Jawun Indigenous Corporate Partnership Program: Marcia Czerniak – Week one
6 November 2019
Over the next six weeks we will be following the journey of the Department of Education’s Marcia Czerniak who is taking part in the Jawun Indigenous Corporate Partnership Program.
The program offers secondment opportunities to public sector leaders where they will be able to support the achievement of community initiatives and outcomes in remote regions.
Marcia has been placed to work with Nyamba Buru Yawuru in Broome on the development of a wellbeing centre and will share her stories and experiences with us each week.
Week one: the journey begins
"As I sat at Gate 16, waiting for the boarding to open for my flight from Perth to Broome, I had a million thoughts running through my head.
What would the other secondees be like? Would I be able to deliver on the project given to me with Nyamba Buru Yawuru? Would I be able to cope with Broome wet season temperatures? And how long would it take before I needed to Facetime my dogs because I missed them so much?

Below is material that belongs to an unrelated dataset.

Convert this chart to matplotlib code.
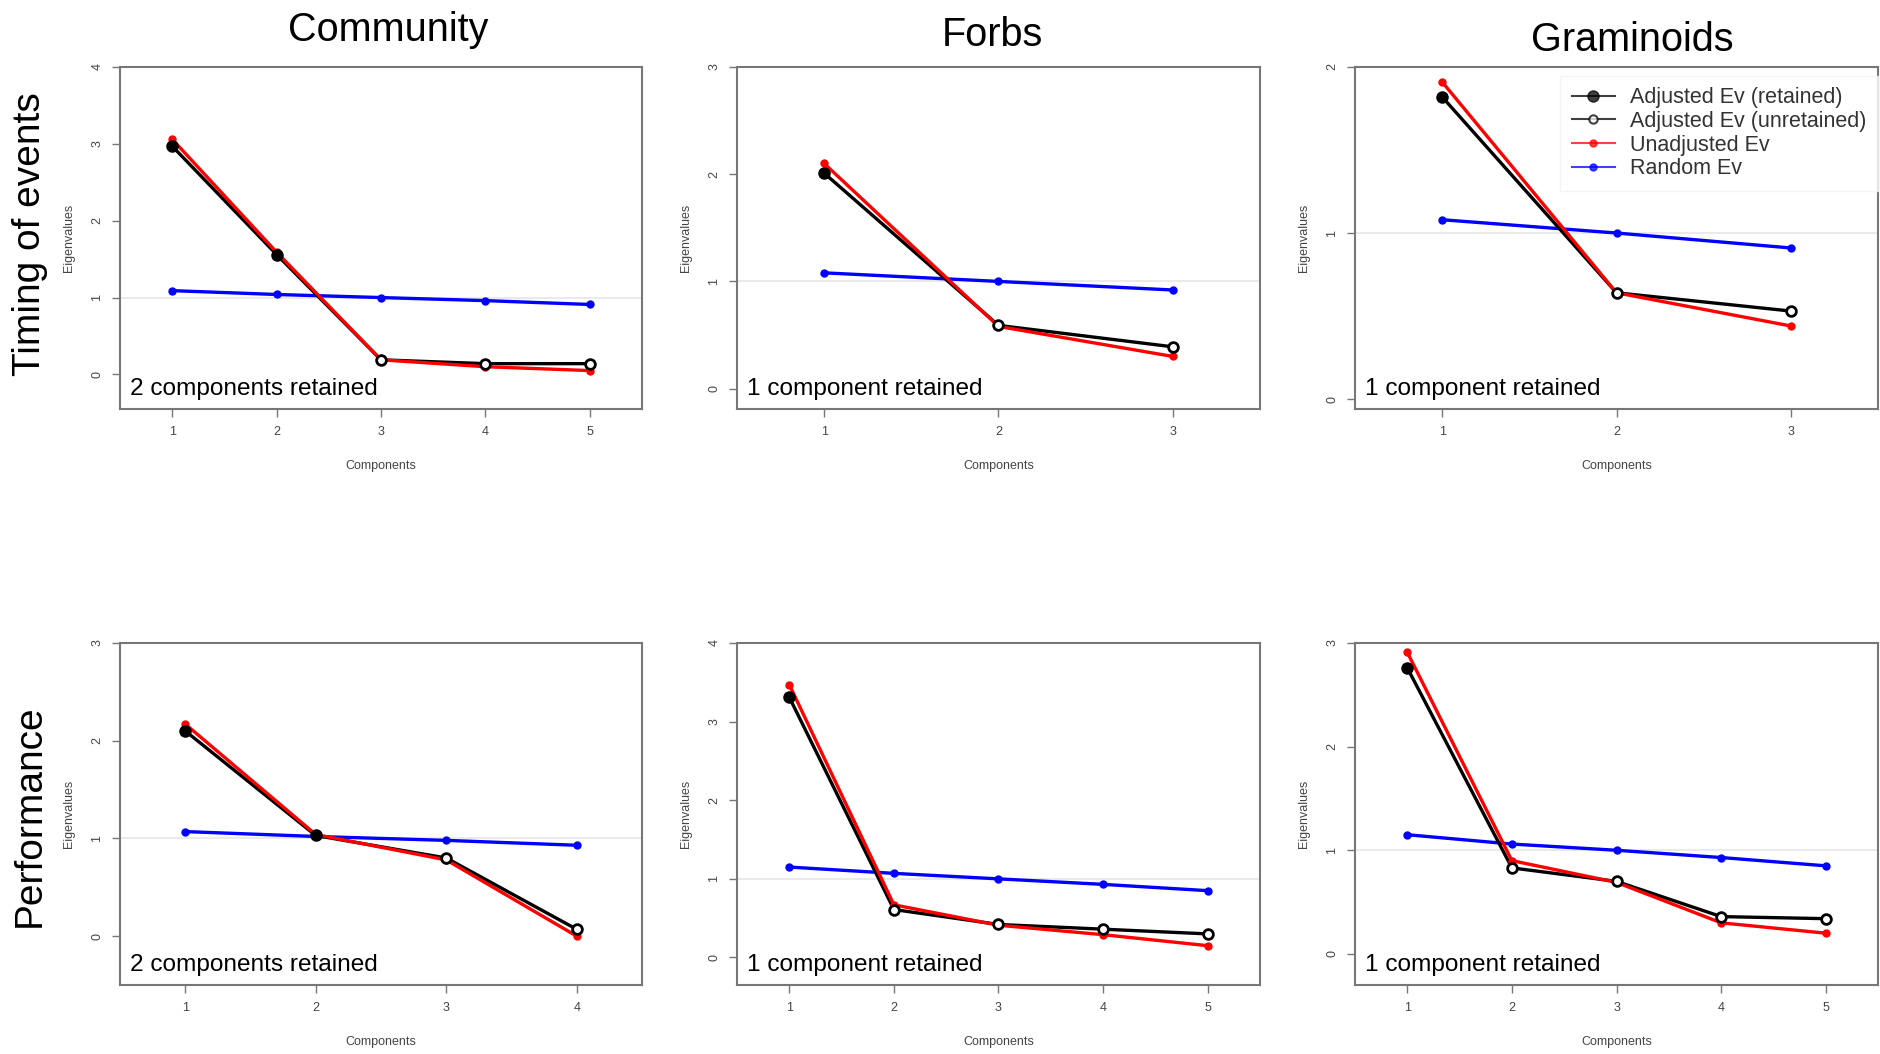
import numpy as np
import matplotlib
matplotlib.use('Agg')
import matplotlib.pyplot as plt
from matplotlib.lines import Line2D

plt.rcParams['font.family'] = ['Liberation Sans', 'DejaVu Sans']

# Eigenvalues (timing of events / performance, per group)
tim_comm_adj = [2.97, 1.56, 0.19, 0.14, 0.14]
tim_comm_unadj = [3.06, 1.59, 0.19, 0.10, 0.05]
tim_comm_rand = [1.09, 1.04, 1.00, 0.96, 0.91]

tim_forb_adj = [2.01, 0.59, 0.39]
tim_forb_unadj = [2.10, 0.58, 0.30]
tim_forb_rand = [1.08, 1.00, 0.92]

tim_gram_adj = [1.82, 0.64, 0.53]
tim_gram_unadj = [1.91, 0.64, 0.44]
tim_gram_rand = [1.08, 1.00, 0.91]

perf_comm_adj = [2.10, 1.03, 0.80, 0.07]
perf_comm_unadj = [2.17, 1.04, 0.78, 0.00]
perf_comm_rand = [1.07, 1.02, 0.98, 0.93]

perf_forb_adj = [3.31, 0.61, 0.42, 0.36, 0.30]
perf_forb_unadj = [3.47, 0.67, 0.41, 0.29, 0.15]
perf_forb_rand = [1.15, 1.07, 1.00, 0.93, 0.85]

perf_gram_adj = [2.76, 0.83, 0.70, 0.36, 0.34]
perf_gram_unadj = [2.91, 0.90, 0.69, 0.30, 0.20]
perf_gram_rand = [1.15, 1.06, 1.00, 0.93, 0.85]

retained = [2, 1, 1, 2, 1, 1]
col_titles = ['Community', 'Forbs', 'Graminoids']
row_titles = ['Timing of events', 'Performance']

panels = [
    (tim_comm_adj, tim_comm_unadj, tim_comm_rand),
    (tim_forb_adj, tim_forb_unadj, tim_forb_rand),
    (tim_gram_adj, tim_gram_unadj, tim_gram_rand),
    (perf_comm_adj, perf_comm_unadj, perf_comm_rand),
    (perf_forb_adj, perf_forb_unadj, perf_forb_rand),
    (perf_gram_adj, perf_gram_unadj, perf_gram_rand),
]
ytop = [4, 3, 2, 3, 4, 3]
ybot = [-0.45, -0.19, -0.06, -0.5, -0.35, -0.3]

W, H = 1881, 1054
fig = plt.figure(figsize=(W / 100, H / 100), dpi=100)

lefts = [120, 737, 1355]
widths = [522, 523, 523]
tops = [67, 643]
h = 342
gray = '#777777'

for i, (adj, unadj, rand) in enumerate(panels):
    r, c = divmod(i, 3)
    ax = fig.add_axes([lefts[c] / W, 1 - (tops[r] + h) / H, widths[c] / W, h / H])
    n = len(adj)
    x = np.arange(1, n + 1)
    k = retained[i]

    ax.axhline(1, color='#e6e6e6', linewidth=1.2, zorder=1)
    ax.plot(x, rand, color='blue', lw=2.4, marker='o', ms=5, zorder=2)
    ax.plot(x, adj, color='black', lw=2.4, zorder=3)
    ax.plot(x, unadj, color='red', lw=2.4, marker='o', ms=5, zorder=4)
    ax.plot(x[:k], adj[:k], 'o', color='black', ms=8, zorder=5)
    ax.plot(x[k:], adj[k:], 'o', mfc='white', mec='black', mew=2, ms=7, zorder=5)

    ax.set_xlim(0.5, n + 0.5)
    ax.set_ylim(ybot[i], ytop[i])
    ax.set_xticks(x)
    ax.set_yticks(np.arange(0, ytop[i] + 1))
    ax.tick_params(axis='both', direction='out', length=6, width=1, color=gray,
                   labelsize=9, labelcolor='#444444', pad=6)
    ax.tick_params(axis='y', labelrotation=90)
    for lab in ax.get_yticklabels():
        lab.set_va('center')
    for sp in ax.spines.values():
        sp.set_color(gray)
        sp.set_linewidth(1.5)
    ax.set_xlabel('Components', fontsize=9, color='#444444', labelpad=16)
    ax.set_ylabel('Eigenvalues', fontsize=9, color='#444444', labelpad=12)

    txt = '%d component%s retained' % (k, 's' if k > 1 else '')
    ax.text(0.02, 0.025, txt, transform=ax.transAxes, fontsize=17.6, va='bottom', ha='left')

    if i == 2:
        handles = [
            Line2D([], [], color='black', lw=1.5, marker='o', ms=8, alpha=0.75),
            Line2D([], [], color='black', lw=1.5, marker='o', ms=6, mfc='white', mew=1.5, alpha=0.75),
            Line2D([], [], color='red', lw=1.5, marker='o', ms=5, alpha=0.75),
            Line2D([], [], color='blue', lw=1.5, marker='o', ms=5, alpha=0.75),
        ]
        labels = ['Adjusted Ev (retained)', 'Adjusted Ev (unretained)',
                  'Unadjusted Ev', 'Random Ev']
        leg = ax.legend(handles, labels, loc='upper right', bbox_to_anchor=(1.0, 0.975),
                        fontsize=15.5, frameon=True, fancybox=False, edgecolor='#f2f2f2',
                        borderaxespad=0, labelspacing=0.12, handlelength=2.0,
                        handletextpad=0.7, borderpad=0.55)
        for t in leg.get_texts():
            t.set_color('#333333')

title_pos = [(388, 30), (992, 35), (1632, 40)]
for t, (tx, ty) in zip(col_titles, title_pos):
    fig.text(tx / W, 1 - ty / H, t, fontsize=28.5, ha='center', va='center')

fig.text(30 / W, 1 - 234 / H, row_titles[0], fontsize=28, rotation=90, ha='center', va='center')
fig.text(30 / W, 1 - 816 / H, row_titles[1], fontsize=28, rotation=90, ha='center', va='center')

fig.savefig('out.png', dpi=100)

Now, seven days later and induction week completed, while some of my questions may still be unanswered (except for the temperatures - I don’t think there will be any getting used to 40-plus degrees with humidity), there is a sense of calm about the coming five weeks.
This week has been a week of learning. Learning about and meeting with the organisations that partner with Jawun and learning about the history of the Yawuru people and their land.
When it comes down to it, that’s why I applied for this secondment. To learn and share whatever skills I can. It’s two-way learning at its best.
So, as the first week comes to an end, what I have learnt is this; drink as much water as possible (because dehydration is not fun), ask as many questions as possible, and listen with intent and openness because that is when surface layer conversations turn deeper.
If someone were to ask me what the highlight of induction week was, without a doubt it would be the morning tea held at Nyamba Buru Yawuru with some of the Yawuru elders. More specifically, a conversation with a gentleman. He had a gentle face, shaped by a long silver grey beard and a voice that instantly made me feel welcome.
What started as a surface layer conversation, talking about the weather and where I worked, ended up with him telling me about his life and his family history with the Beagle Bay mission.
It was that conversation that signified the whole week for me. That someone who was a complete stranger half an hour ago could open up to me about his life in that way.
I can only hope that I can share as much of myself with all the people I meet over the next five weeks.”